- [GIVEN EXERCISE]: Would you copy the records below, exactly and only from their first line through the line containing "67pt] (rightatom) at", without any pictures?

- [PROVIDED RECORDS]:
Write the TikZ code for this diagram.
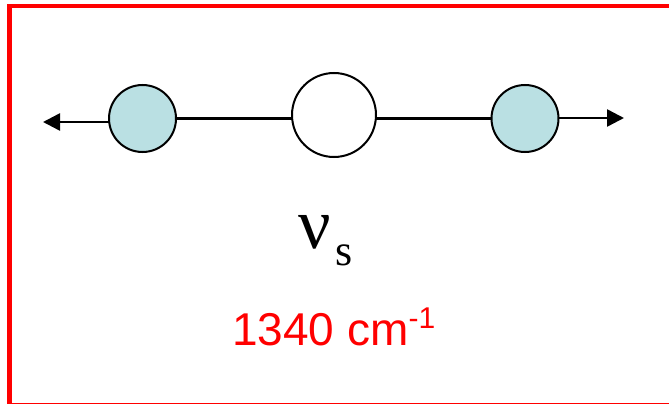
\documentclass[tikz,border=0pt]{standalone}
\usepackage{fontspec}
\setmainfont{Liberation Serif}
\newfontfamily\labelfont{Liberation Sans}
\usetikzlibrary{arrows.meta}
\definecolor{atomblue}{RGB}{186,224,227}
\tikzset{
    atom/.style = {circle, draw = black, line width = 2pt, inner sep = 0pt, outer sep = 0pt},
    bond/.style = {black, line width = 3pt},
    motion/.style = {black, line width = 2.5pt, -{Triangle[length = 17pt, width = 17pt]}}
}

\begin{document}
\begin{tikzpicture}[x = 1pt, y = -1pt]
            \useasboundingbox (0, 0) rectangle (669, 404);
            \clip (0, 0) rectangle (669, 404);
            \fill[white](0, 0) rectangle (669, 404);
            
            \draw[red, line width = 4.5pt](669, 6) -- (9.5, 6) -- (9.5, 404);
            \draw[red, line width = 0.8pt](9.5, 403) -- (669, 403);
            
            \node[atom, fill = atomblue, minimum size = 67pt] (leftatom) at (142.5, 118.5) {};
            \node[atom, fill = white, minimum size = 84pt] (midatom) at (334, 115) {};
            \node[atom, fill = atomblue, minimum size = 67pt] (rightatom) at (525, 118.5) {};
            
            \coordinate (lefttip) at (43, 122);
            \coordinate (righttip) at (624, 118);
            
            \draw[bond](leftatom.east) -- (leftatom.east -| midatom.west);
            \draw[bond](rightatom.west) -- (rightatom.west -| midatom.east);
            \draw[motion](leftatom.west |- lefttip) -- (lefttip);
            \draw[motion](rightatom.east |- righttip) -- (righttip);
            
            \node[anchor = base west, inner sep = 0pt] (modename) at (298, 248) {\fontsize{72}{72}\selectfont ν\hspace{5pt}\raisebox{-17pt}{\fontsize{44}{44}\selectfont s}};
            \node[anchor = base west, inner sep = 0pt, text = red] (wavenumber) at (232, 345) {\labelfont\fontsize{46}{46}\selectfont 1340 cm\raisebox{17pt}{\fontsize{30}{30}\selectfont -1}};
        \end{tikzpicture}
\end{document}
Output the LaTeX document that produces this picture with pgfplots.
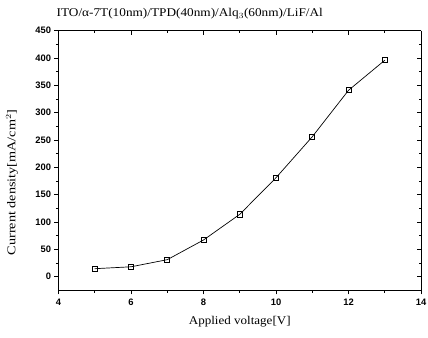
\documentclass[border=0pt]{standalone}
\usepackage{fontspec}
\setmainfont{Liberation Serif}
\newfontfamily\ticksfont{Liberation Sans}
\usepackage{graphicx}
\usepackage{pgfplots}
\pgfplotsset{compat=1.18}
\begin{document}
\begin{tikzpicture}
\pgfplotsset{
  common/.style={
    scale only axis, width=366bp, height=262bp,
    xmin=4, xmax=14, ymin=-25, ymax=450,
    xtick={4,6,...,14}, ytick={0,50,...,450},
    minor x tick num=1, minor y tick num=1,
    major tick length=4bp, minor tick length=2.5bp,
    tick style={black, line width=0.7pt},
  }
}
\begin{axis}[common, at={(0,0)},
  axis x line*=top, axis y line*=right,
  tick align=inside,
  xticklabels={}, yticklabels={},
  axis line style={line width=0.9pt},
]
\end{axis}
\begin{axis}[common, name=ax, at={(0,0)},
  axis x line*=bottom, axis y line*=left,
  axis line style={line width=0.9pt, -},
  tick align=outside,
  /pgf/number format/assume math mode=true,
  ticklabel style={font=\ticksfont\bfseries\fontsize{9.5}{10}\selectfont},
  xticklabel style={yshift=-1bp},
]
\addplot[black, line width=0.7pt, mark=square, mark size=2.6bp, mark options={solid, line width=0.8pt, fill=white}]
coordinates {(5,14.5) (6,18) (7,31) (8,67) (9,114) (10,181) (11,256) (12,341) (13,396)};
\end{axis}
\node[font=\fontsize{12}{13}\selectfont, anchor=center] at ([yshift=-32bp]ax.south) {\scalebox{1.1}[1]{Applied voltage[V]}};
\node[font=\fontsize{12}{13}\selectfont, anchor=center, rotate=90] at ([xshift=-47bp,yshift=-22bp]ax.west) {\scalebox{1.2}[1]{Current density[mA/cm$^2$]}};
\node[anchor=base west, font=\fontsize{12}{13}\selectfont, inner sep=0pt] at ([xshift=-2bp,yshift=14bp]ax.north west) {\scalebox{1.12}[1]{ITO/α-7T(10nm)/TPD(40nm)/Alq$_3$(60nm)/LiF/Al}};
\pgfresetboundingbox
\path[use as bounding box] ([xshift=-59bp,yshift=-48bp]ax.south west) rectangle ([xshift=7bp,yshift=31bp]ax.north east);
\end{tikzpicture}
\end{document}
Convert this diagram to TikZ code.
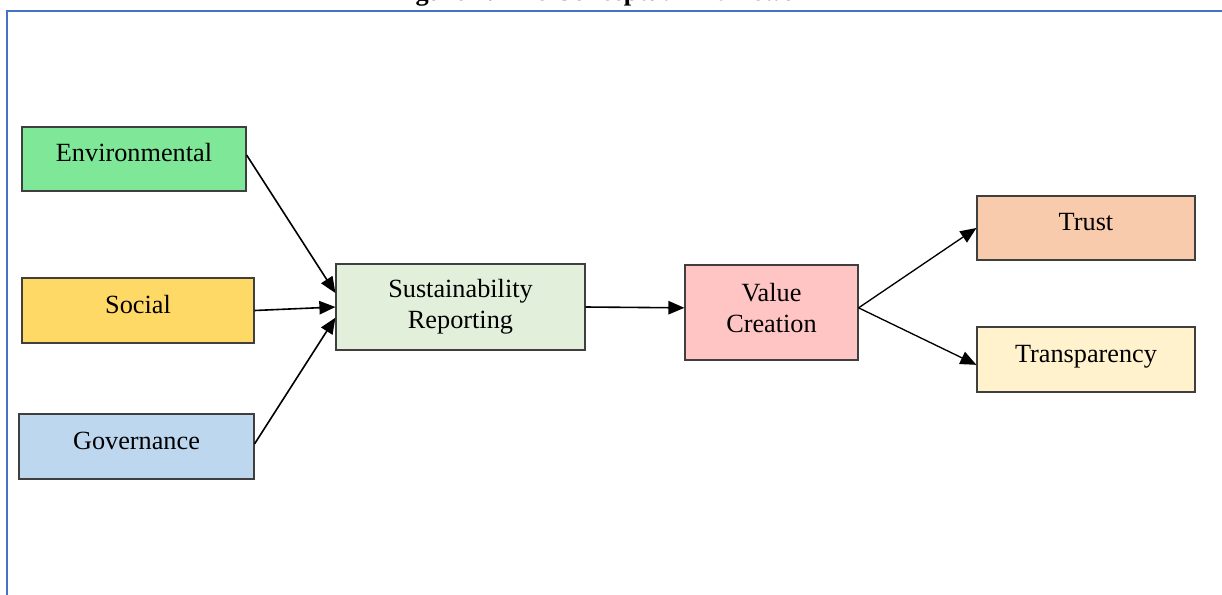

- [RESPONSE FOR THIS EXERCISE]:
Write the TikZ code for this diagram.
\documentclass[tikz,border=0pt]{standalone}
\usepackage{fontspec}
\setmainfont{Liberation Serif}
\newfontfamily\labelfont{Liberation Sans}
\usetikzlibrary{arrows.meta}
\definecolor{atomblue}{RGB}{186,224,227}
\tikzset{
    atom/.style = {circle, draw = black, line width = 2pt, inner sep = 0pt, outer sep = 0pt},
    bond/.style = {black, line width = 3pt},
    motion/.style = {black, line width = 2.5pt, -{Triangle[length = 17pt, width = 17pt]}}
}

\begin{document}
\begin{tikzpicture}[x = 1pt, y = -1pt]
            \useasboundingbox (0, 0) rectangle (669, 404);
            \clip (0, 0) rectangle (669, 404);
            \fill[white](0, 0) rectangle (669, 404);
            
            \draw[red, line width = 4.5pt](669, 6) -- (9.5, 6) -- (9.5, 404);
            \draw[red, line width = 0.8pt](9.5, 403) -- (669, 403);
            
            \node[atom, fill = atomblue, minimum size = 67pt] (leftatom) at (142.5, 118.5) {};
            \node[atom, fill = white, minimum size = 84pt] (midatom) at (334, 115) {};
            \node[atom, fill = atomblue, minimum size = 67pt] (rightatom) at (525, 118.5) {};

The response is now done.